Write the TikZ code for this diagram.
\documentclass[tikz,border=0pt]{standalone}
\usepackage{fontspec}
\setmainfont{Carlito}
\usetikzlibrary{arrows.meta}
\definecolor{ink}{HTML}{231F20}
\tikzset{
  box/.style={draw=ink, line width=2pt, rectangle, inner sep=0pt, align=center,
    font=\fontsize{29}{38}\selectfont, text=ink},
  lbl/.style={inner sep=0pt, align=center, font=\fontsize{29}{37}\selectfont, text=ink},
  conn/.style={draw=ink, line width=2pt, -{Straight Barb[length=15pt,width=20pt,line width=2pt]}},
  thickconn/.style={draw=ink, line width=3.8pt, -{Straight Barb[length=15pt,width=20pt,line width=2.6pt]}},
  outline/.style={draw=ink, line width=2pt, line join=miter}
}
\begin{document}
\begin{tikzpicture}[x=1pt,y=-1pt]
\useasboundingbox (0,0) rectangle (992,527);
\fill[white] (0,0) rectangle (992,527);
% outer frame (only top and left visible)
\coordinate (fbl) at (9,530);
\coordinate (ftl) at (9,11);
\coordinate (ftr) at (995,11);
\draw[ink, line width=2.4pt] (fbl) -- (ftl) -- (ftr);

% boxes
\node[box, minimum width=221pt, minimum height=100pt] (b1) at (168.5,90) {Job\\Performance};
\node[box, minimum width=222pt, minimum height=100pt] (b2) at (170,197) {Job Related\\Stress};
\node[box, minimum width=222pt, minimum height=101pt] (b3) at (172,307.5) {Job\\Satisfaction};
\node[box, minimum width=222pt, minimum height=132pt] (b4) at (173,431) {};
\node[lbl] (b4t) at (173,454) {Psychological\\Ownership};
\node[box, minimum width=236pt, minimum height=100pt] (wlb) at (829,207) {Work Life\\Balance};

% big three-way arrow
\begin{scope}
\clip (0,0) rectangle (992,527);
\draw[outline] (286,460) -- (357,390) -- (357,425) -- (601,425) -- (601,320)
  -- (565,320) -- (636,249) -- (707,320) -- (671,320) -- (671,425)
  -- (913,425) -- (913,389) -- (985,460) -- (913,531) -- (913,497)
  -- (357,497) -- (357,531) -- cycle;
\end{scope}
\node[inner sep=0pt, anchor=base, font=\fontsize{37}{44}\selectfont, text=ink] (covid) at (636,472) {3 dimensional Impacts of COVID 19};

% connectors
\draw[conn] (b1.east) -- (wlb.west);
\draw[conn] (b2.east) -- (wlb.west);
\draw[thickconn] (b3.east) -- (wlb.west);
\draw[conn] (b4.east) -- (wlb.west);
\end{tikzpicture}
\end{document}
····················
WHAT YOU NEED TO DO:
Extract the listing in its entirety and repeat it exactly.

FULL SOLUTION:
Write the TikZ code for this diagram.
\documentclass[tikz,border=0pt]{standalone}
\usepackage{fontspec}
\setmainfont{Carlito}
\usetikzlibrary{arrows.meta}
\definecolor{ink}{HTML}{231F20}
\tikzset{
  box/.style={draw=ink, line width=2pt, rectangle, inner sep=0pt, align=center,
    font=\fontsize{29}{38}\selectfont, text=ink},
  lbl/.style={inner sep=0pt, align=center, font=\fontsize{29}{37}\selectfont, text=ink},
  conn/.style={draw=ink, line width=2pt, -{Straight Barb[length=15pt,width=20pt,line width=2pt]}},
  thickconn/.style={draw=ink, line width=3.8pt, -{Straight Barb[length=15pt,width=20pt,line width=2.6pt]}},
  outline/.style={draw=ink, line width=2pt, line join=miter}
}
\begin{document}
\begin{tikzpicture}[x=1pt,y=-1pt]
\useasboundingbox (0,0) rectangle (992,527);
\fill[white] (0,0) rectangle (992,527);
% outer frame (only top and left visible)
\coordinate (fbl) at (9,530);
\coordinate (ftl) at (9,11);
\coordinate (ftr) at (995,11);
\draw[ink, line width=2.4pt] (fbl) -- (ftl) -- (ftr);

% boxes
\node[box, minimum width=221pt, minimum height=100pt] (b1) at (168.5,90) {Job\\Performance};
\node[box, minimum width=222pt, minimum height=100pt] (b2) at (170,197) {Job Related\\Stress};
\node[box, minimum width=222pt, minimum height=101pt] (b3) at (172,307.5) {Job\\Satisfaction};
\node[box, minimum width=222pt, minimum height=132pt] (b4) at (173,431) {};
\node[lbl] (b4t) at (173,454) {Psychological\\Ownership};
\node[box, minimum width=236pt, minimum height=100pt] (wlb) at (829,207) {Work Life\\Balance};

% big three-way arrow
\begin{scope}
\clip (0,0) rectangle (992,527);
\draw[outline] (286,460) -- (357,390) -- (357,425) -- (601,425) -- (601,320)
  -- (565,320) -- (636,249) -- (707,320) -- (671,320) -- (671,425)
  -- (913,425) -- (913,389) -- (985,460) -- (913,531) -- (913,497)
  -- (357,497) -- (357,531) -- cycle;
\end{scope}
\node[inner sep=0pt, anchor=base, font=\fontsize{37}{44}\selectfont, text=ink] (covid) at (636,472) {3 dimensional Impacts of COVID 19};

% connectors
\draw[conn] (b1.east) -- (wlb.west);
\draw[conn] (b2.east) -- (wlb.west);
\draw[thickconn] (b3.east) -- (wlb.west);
\draw[conn] (b4.east) -- (wlb.west);
\end{tikzpicture}
\end{document}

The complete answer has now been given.